| SET PROBLEM |
From the entries below, copy every line holding the word "that".

--- start PROVIDED RECORDS ---

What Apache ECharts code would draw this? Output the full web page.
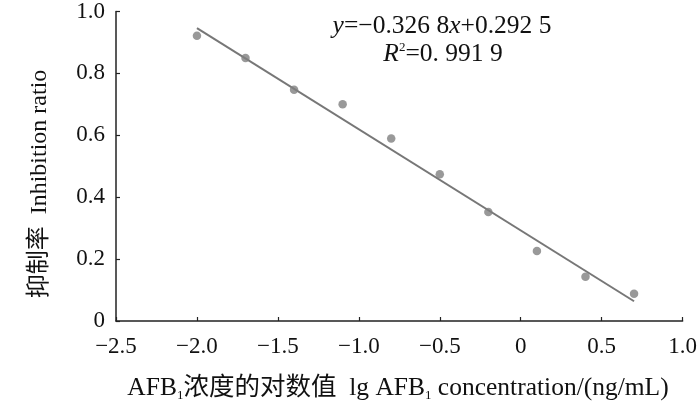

--- end PROVIDED RECORDS ---
--- start PROVIDED RECORDS ---

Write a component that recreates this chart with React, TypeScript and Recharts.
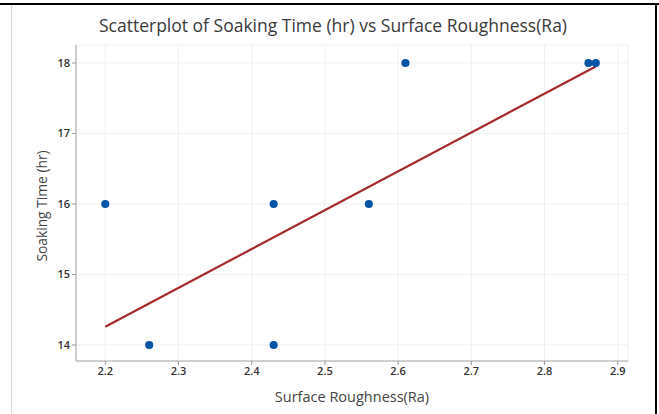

--- end PROVIDED RECORDS ---
--- start PROVIDED RECORDS ---

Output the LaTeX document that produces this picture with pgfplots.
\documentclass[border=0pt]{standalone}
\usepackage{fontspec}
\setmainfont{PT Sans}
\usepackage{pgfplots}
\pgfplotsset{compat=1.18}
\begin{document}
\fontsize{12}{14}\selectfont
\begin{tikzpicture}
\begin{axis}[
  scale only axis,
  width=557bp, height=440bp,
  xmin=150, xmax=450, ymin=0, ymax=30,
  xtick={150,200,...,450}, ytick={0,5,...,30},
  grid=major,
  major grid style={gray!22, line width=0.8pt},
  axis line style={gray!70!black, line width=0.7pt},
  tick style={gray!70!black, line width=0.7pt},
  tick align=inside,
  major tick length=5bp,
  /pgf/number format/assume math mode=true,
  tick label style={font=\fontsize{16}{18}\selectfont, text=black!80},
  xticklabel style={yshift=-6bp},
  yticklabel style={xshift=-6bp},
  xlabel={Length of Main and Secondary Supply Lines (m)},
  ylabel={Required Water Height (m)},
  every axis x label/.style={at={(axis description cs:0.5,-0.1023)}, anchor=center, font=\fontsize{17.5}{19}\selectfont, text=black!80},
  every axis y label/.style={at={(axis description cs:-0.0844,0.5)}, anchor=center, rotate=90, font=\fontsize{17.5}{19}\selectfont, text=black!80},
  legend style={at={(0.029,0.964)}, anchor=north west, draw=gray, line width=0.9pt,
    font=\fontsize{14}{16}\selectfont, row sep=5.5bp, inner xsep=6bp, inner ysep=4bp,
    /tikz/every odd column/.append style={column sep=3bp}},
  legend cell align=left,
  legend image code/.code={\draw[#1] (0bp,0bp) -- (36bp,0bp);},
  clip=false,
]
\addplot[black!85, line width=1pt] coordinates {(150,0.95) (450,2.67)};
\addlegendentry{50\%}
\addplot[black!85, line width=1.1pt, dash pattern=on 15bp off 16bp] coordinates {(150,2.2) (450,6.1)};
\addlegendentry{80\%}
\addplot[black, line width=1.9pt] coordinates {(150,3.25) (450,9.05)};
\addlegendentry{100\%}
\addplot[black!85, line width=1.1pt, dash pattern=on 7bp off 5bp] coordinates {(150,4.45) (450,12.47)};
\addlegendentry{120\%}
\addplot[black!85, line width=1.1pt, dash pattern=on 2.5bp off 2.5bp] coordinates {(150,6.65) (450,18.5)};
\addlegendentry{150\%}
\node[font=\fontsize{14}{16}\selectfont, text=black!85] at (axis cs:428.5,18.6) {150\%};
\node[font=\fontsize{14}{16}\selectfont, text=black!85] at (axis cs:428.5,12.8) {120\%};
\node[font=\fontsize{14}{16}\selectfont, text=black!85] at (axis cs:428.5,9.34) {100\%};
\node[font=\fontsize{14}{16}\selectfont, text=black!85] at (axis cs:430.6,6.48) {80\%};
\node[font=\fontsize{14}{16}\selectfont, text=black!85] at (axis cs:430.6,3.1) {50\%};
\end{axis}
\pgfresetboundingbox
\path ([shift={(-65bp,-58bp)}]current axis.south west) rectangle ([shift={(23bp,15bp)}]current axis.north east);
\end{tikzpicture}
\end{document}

--- end PROVIDED RECORDS ---

| OUTPUT OF THE EXERCISE |
Write a component that recreates this chart with React, TypeScript and Recharts.
Output the LaTeX document that produces this picture with pgfplots.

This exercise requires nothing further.